Wenn du an jemanden Geld verleihst, der deutlich überschuldet ist, sollte dir bewusst sein, dass wohl alle angefragten Banken mangels Bonität bereits abgewunken haben. Du handelst dir also einen Schuldner ein, bei dem schon Profis, die jahrelange Erfahrung haben, davon ausgehen, dass die Rückzahlung so sehr gefährdet ist, dass das Risiko selbst durch einen fantastischen Zinssatz nicht kompensiert werden kann. Da du das Geld demnächst selbst brauchst, hast du also genau richtig entschieden.
Falls du das Geld verleihst und es nicht zurückbekommst, hast du es effektiv verschenkt, denn verklagen wirst du sie kaum und selbst wenn, würdest du nur zusätzlich auf den Gerichtskosten sitzenbleiben. Du solltest es ihr also nur geben, wenn du es ihr auch schenken könntest, und danach hört sich deine Schilderung nicht an.
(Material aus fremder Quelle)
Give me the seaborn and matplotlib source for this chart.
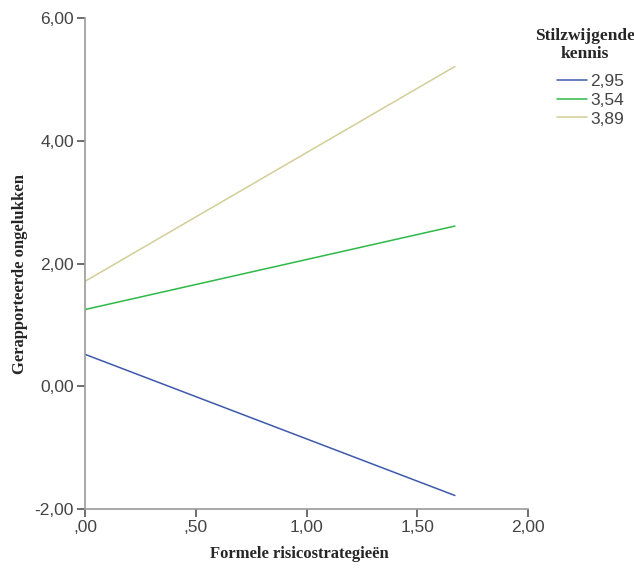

Sei für sie als Gesprächspartnerin da, solange du dir das von der mentalen Belastung her leisten kannst und auch willst. Aber wenn sie nach Geld fragt - und da stimme ich @TorDerSchatten zu, dass sie das bisher ja gar nicht explizit getan hat - solltest du ihr ganz sachlich erklären, dass bei dir große Ausgaben anstehen und du es dir nicht leisten kannst, Geld zu verleihen.